_SUPPLIED DATA_
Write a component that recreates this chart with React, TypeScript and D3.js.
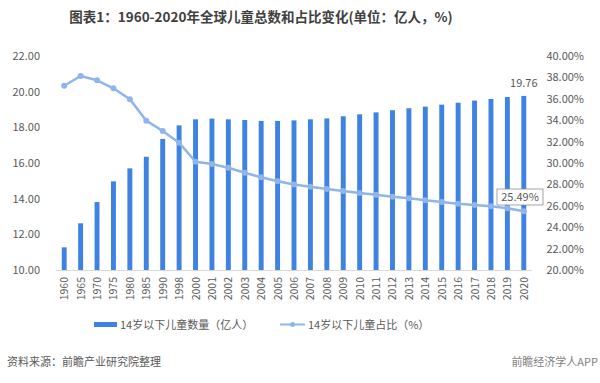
import React from "react";
import * as d3 from "d3";

const years = ["1960","1965","1970","1975","1980","1985","1990","1998","2000","2001","2002","2003","2004","2005","2006","2007","2008","2009","2010","2011","2012","2013","2014","2015","2016","2017","2018","2019","2020"];
const childCount = [11.27,12.62,13.81,14.97,15.70,16.35,17.35,18.11,18.45,18.49,18.45,18.41,18.36,18.36,18.39,18.45,18.50,18.62,18.73,18.84,18.96,19.07,19.16,19.27,19.38,19.50,19.59,19.70,19.76];
const childShare = [37.22,38.13,37.73,36.98,35.95,33.96,32.99,31.90,30.12,29.91,29.56,29.09,28.66,28.29,28.00,27.79,27.57,27.38,27.20,27.04,26.85,26.70,26.51,26.36,26.20,26.07,25.95,25.77,25.49];
const leftTicks = [10,12,14,16,18,20,22];
const rightTicks = [20,22,24,26,28,30,32,34,36,38,40];
const title = "图表1：1960-2020年全球儿童总数和占比变化(单位：亿人，%)";
const legendBar = "14岁以下儿童数量（亿人）";
const legendLine = "14岁以下儿童占比（%）";
const source = "资料来源：前瞻产业研究院整理";

const BAR = "#3f83e2";
const LINE = "#8fb5ec";
const TXT = "#595959";
const FONT = "'Noto Sans CJK SC', 'Noto Sans', sans-serif";

export default function App() {
  const W = 600, H = 383;
  const left = 56, right = 532, top = 56, bottom = 270;
  const x = d3.scaleBand<string>().domain(years).range([left, right]).paddingInner(0.7).paddingOuter(0.35);
  const yL = d3.scaleLinear().domain([10, 22]).range([bottom, top]);
  const yR = d3.scaleLinear().domain([20, 40]).range([bottom, top]);
  const cx = (y: string) => (x(y) as number) + x.bandwidth() / 2;
  const line = d3.line<number>().x((_, i) => cx(years[i])).y((d) => yR(d));
  const last = years.length - 1;

  return (
    <svg width={W} height={H} style={{ position: "absolute", left: 0, top: 0, background: "#fff" }} fontFamily={FONT}>
      <rect width={W} height={H} fill="#fff" />
      <text x={261} y={22} textAnchor="middle" fontSize={13.5} fontWeight="bold" fill="#404040">{title}</text>

      {leftTicks.map((t) => (
        <text key={"l" + t} x={40} y={yL(t) + 4} textAnchor="end" fontSize={11} fill={TXT}>{t.toFixed(2)}</text>
      ))}
      {rightTicks.map((t) => (
        <text key={"r" + t} x={584} y={yR(t) + 4} textAnchor="end" fontSize={11} fill={TXT}>{t.toFixed(2)}%</text>
      ))}

      <line x1={left} x2={right} y1={bottom + 0.5} y2={bottom + 0.5} stroke="#d9d9d9" strokeWidth={1} />

      {years.map((yr, i) => (
        <rect key={yr} x={x(yr)} y={yL(childCount[i])} width={x.bandwidth()} height={bottom - yL(childCount[i])} fill={BAR} />
      ))}

      <path d={line(childShare) || ""} fill="none" stroke={LINE} strokeWidth={2.5} strokeLinejoin="round" />
      {years.map((yr, i) => (
        <circle key={"c" + yr} cx={cx(yr)} cy={yR(childShare[i])} r={3} fill={LINE} />
      ))}

      {years.map((yr) => (
        <text key={"t" + yr} transform={`translate(${cx(yr) + 4},${277}) rotate(-90)`} textAnchor="end" fontSize={10.5} fill={TXT}>{yr}</text>
      ))}

      <text x={cx(years[last])} y={87} textAnchor="middle" fontSize={11} fill={TXT}>{childCount[last].toFixed(2)}</text>
      <rect x={497} y={189} width={46} height={16} fill="#fff" stroke="#8c8c8c" strokeWidth={0.8} />
      <text x={520} y={201} textAnchor="middle" fontSize={11} fill={TXT}>{childShare[last].toFixed(2)}%</text>

      <rect x={94} y={322} width={23} height={5} fill={BAR} />
      <text x={120} y={329} fontSize={11} fill={TXT}>{legendBar}</text>
      <line x1={280} x2={305} y1={324.5} y2={324.5} stroke={LINE} strokeWidth={2} />
      <circle cx={292.5} cy={324.5} r={2.5} fill={LINE} />
      <text x={308} y={329} fontSize={11} fill={TXT}>{legendLine}</text>

      <text x={7} y={366} fontSize={11} fill={TXT}>{source}</text>
      <text x={598} y={366} textAnchor="end" fontSize={11} fill="#7f7f7f">前瞻经济学人APP</text>
    </svg>
  );
}
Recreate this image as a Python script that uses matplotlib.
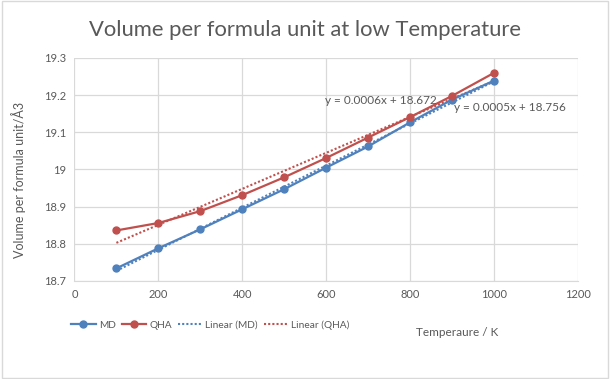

_STATED EXERCISE_
Output exactly the span of lines from the top of the listing through the line holding "import * as", and leave every picture out.

_ANSWER TO THIS PROBLEM_
Write a component that recreates this chart with React, TypeScript and D3.js.
import React from "react";
import * as d3 from "d3";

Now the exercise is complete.